DSPy::Context.with_span(operation: 'custom.retrieval', 'retrieval.source' => 'pinecone') do |span|
results = pinecone_client.query(embedding)
span&.set_attribute('retrieval.count', results.size) if span
results
end
Pass semantic attributes as keyword arguments alongside operation:. The block receives an OpenTelemetry span object (or nil when observability is disabled). The span automatically nests under the current parent span and records duration.ms, langfuse.observation.startTime, and langfuse.observation.endTime.

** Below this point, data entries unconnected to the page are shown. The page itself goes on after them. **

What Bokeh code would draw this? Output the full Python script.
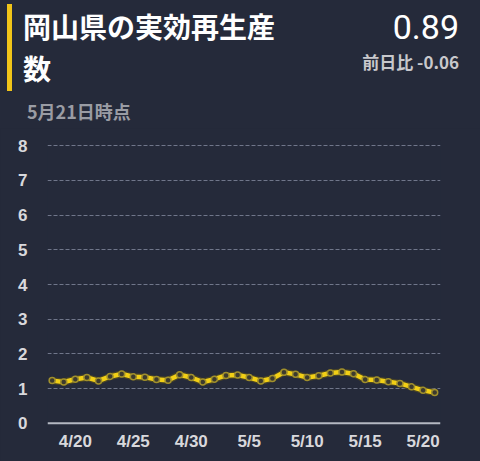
from bokeh.plotting import figure
from bokeh.layouts import column
from bokeh.models import Range1d, FixedTicker, Span, Div
from bokeh.embed import file_html
from bokeh.resources import INLINE

dates = ["4/18", "4/19", "4/20", "4/21", "4/22", "4/23", "4/24", "4/25", "4/26", "4/27",
         "4/28", "4/29", "4/30", "5/1", "5/2", "5/3", "5/4", "5/5", "5/6", "5/7",
         "5/8", "5/9", "5/10", "5/11", "5/12", "5/13", "5/14", "5/15", "5/16", "5/17",
         "5/18", "5/19", "5/20", "5/21"]
values = [1.23, 1.19, 1.27, 1.32, 1.22, 1.35, 1.42, 1.34, 1.33, 1.26,
          1.24, 1.40, 1.32, 1.19, 1.27, 1.38, 1.39, 1.32, 1.22, 1.29,
          1.47, 1.41, 1.32, 1.37, 1.45, 1.48, 1.43, 1.26, 1.25, 1.20,
          1.15, 1.05, 0.95, 0.89]
x_tick_labels = ["4/20", "4/25", "4/30", "5/5", "5/10", "5/15", "5/20"]
y_ticks = [0, 1, 2, 3, 4, 5, 6, 7, 8]

title_line1 = "岡山県の実効再生産"
title_line2 = "数"
latest_text = "0.89"
diff_text = "前日比 -0.06"
asof_text = "5月21日時点"

BG = "#252a3a"
YELLOW = "#f2cf15"
W = 480
HEAD_H = 128
CHART_H = 333
LEFT, RIGHT = 47, 40


def text_block(txt, center_y, size, weight, color, family, left=None, right=None):
    lh = size + 12
    pos = "left:%dpx;" % left if left is not None else "right:%dpx;text-align:right;" % right
    return ('<div style="position:absolute;%stop:%.1fpx;height:%dpx;line-height:%dpx;'
            'font-size:%dpx;font-weight:%s;color:%s;font-family:%s;white-space:nowrap;">%s</div>'
            % (pos, center_y - lh / 2, lh, lh, size, weight, color, family, txt))


CJK = "'Noto Sans CJK JP', sans-serif"
header_html = (
    '<div style="position:relative;width:%dpx;height:%dpx;background:%s;overflow:hidden;">' % (W, HEAD_H, BG)
    + '<div style="position:absolute;left:7px;top:4px;width:5px;height:87px;background:#f0c419;"></div>'
    + text_block(title_line1, 26, 28, "bold", "#ffffff", CJK, left=23)
    + text_block(title_line2, 67.5, 28, "bold", "#ffffff", CJK, left=23)
    + text_block(latest_text, 27, 34, "normal", "#ffffff", "Roboto, sans-serif", right=21)
    + text_block(diff_text, 61.5, 17, "bold", "#c8c8cc", CJK, right=21)
    + text_block(asof_text, 110.5, 18, "bold", "#9a9ca4", CJK, left=27)
    + '</div>'
)
header = Div(text=header_html, width=W, height=HEAD_H,
             styles={"background-color": BG, "margin": "0", "padding": "0"})

p = figure(width=W, height=CHART_H, output_backend="svg", toolbar_location=None,
           x_range=Range1d(-0.4, 33.5), y_range=Range1d(-0.15, 8.15),
           min_border_left=LEFT, min_border_right=RIGHT, min_border_top=12,
           min_border_bottom=33)
p.background_fill_color = BG
p.border_fill_color = BG
p.outline_line_color = None

p.yaxis.ticker = FixedTicker(ticks=y_ticks)
p.yaxis.axis_line_color = None
p.yaxis.major_tick_line_color = None
p.yaxis.minor_tick_line_color = None
p.yaxis.major_tick_out = 0
p.yaxis.major_tick_in = 0
p.yaxis.major_label_standoff = 20
p.yaxis.major_label_text_color = "#d8d8dc"
p.yaxis.major_label_text_font = "Liberation Sans"
p.yaxis.major_label_text_font_style = "bold"
p.yaxis.major_label_text_font_size = "17px"

tick_pos = [dates.index(t) for t in x_tick_labels]
p.xaxis.ticker = FixedTicker(ticks=tick_pos)
p.xaxis.major_label_overrides = {i: dates[i] for i in tick_pos}
p.xaxis.axis_line_color = None
p.xaxis.major_tick_line_color = None
p.xaxis.minor_tick_line_color = None
p.xaxis.major_tick_out = 0
p.xaxis.major_tick_in = 0
p.xaxis.major_label_standoff = 3
p.xaxis.major_label_text_color = "#d8d8dc"
p.xaxis.major_label_text_font = "Liberation Sans"
p.xaxis.major_label_text_font_style = "bold"
p.xaxis.major_label_text_font_size = "17px"

p.xgrid.grid_line_color = None
p.ygrid.ticker = FixedTicker(ticks=y_ticks[1:])
p.ygrid.grid_line_color = "#70768a"
p.ygrid.grid_line_dash = "4 2"
p.ygrid.grid_line_width = 1

p.add_layout(Span(location=0, dimension="width", line_color="#b4b8c2", line_width=2))

xs = list(range(len(dates)))
p.line(xs, values, line_color="#4a4526", line_width=7)
p.line(xs, values, line_color=YELLOW, line_width=4.5)
p.scatter(xs, values, size=6, fill_color="#3c3a2e", line_color="#a08f2c", line_width=1.5)

layout = column(header, p, spacing=0)
html = file_html(layout, INLINE)
html = html.replace("<head>", "<head><style>html,body{background:%s;}</style>" % BG, 1)
open("out.html", "w").write(html)
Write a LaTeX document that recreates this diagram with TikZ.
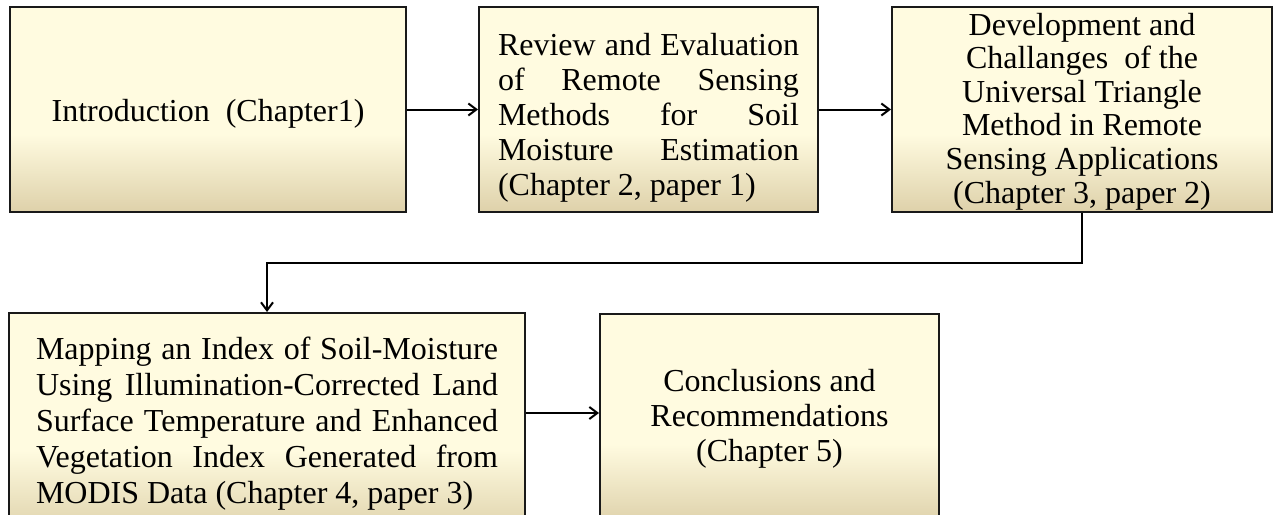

Assign a Langfuse observation type to custom spans:
DSPy::Context.with_span(
operation: 'evaluate.batch',
**DSPy::ObservationType::Evaluator.langfuse_attributes,
'batch.size' => examples.length
) do |span|
run_evaluation(examples)
end
Scores reported inside a with_span block automatically inherit the current trace context.
Module Stack Metadata
When DSPy::Module#forward runs, the context layer maintains a module stack. Every event includes:
{
module_path: [
{ id: "root_uuid", class: "DeepSearch", label: nil },
{ id: "planner_uuid", class: "DSPy::Predict", label: "planner" }
],
module_root: { id: "root_uuid", class: "DeepSearch", label: nil },
module_leaf: { id: "planner_uuid", class: "DSPy::Predict", label: "planner" },
module_scope: {
ancestry_token: "root_uuid>planner_uuid",
depth: 2
}
}
| Key | Meaning |
|---|---|
module_path |
Ordered array of {id, class, label} entries from root to leaf |
module_root |
The outermost module in the current call chain |
module_leaf |
The innermost (currently executing) module |
module_scope.ancestry_token |
Stable string of joined UUIDs representing the nesting path |
module_scope.depth |
Integer depth of the current module in the stack |
Labels are set via module_scope_label= on a module instance or derived automatically from named predictors. Use this metadata to power Langfuse filters, scoped metrics, or custom event routing.
Dedicated Export Worker
The DSPy::Observability::AsyncSpanProcessor (from dspy-o11y) keeps telemetry export off the hot path:
- Runs on a
Concurrent::SingleThreadExecutor-- LLM workflows never compete with OTLP networking. - Buffers finished spans in a
Thread::Queue(max size configurable viaDSPY_TELEMETRY_QUEUE_SIZE). - Drains spans in batches of
DSPY_TELEMETRY_BATCH_SIZE(default 100). When the queue reaches batch size, an immediate async export fires. - A background timer thread triggers periodic export every
DSPY_TELEMETRY_EXPORT_INTERVALseconds (default 60). - Applies exponential backoff (
0.1 * 2^attemptseconds) on export failures, up toDEFAULT_MAX_RETRIES(3). - On shutdown, flushes all remaining spans within
DSPY_TELEMETRY_SHUTDOWN_TIMEOUTseconds, then terminates the executor. - Drops the oldest span when the queue is full, logging
'observability.span_dropped'.
No application code interacts with the processor directly. Configure it entirely through environment variables.
Built-in Events Reference
| Event Name | Emitted By | Key Attributes |
|---|---|---|
lm.tokens |
DSPy::LM |
gen_ai.system, gen_ai.request.model, input_tokens, output_tokens, total_tokens |
chain_of_thought.reasoning_complete |
DSPy::ChainOfThought |
dspy.signature, cot.reasoning_steps, cot.reasoning_length, cot.has_reasoning |
react.iteration_complete |
DSPy::ReAct |
iteration, thought, action, observation |
codeact.iteration_complete |
dspy-code_act gem |
iteration, code_executed, execution_result |
optimization.trial_complete |
Teleprompters (MIPROv2) | trial_number, score |
score.create |
DSPy.score |
score_name, score_value, score_data_type, trace_id |
span.start |
DSPy::Context.with_span |
trace_id, span_id, parent_span_id, operation |
Best Practices
- Use dot-separated string names for events. Follow OpenTelemetry
gen_ai.*conventions for LLM attributes. - Always call
unsubscribe(orunsubscribe_module_eventsfor scoped subscriptions) when a tracker is no longer needed to prevent memory leaks. - Call
DSPy.events.clear_listenersin test teardown to avoid cross-contamination. - Wrap risky listener logic in a rescue block. The event system isolates listener failures, but explicit rescue prevents silent swallowing of domain errors.
- Prefer module-scoped
subscribefor agent internals. Reserve globalDSPy.events.subscribefor infrastructure-level concerns.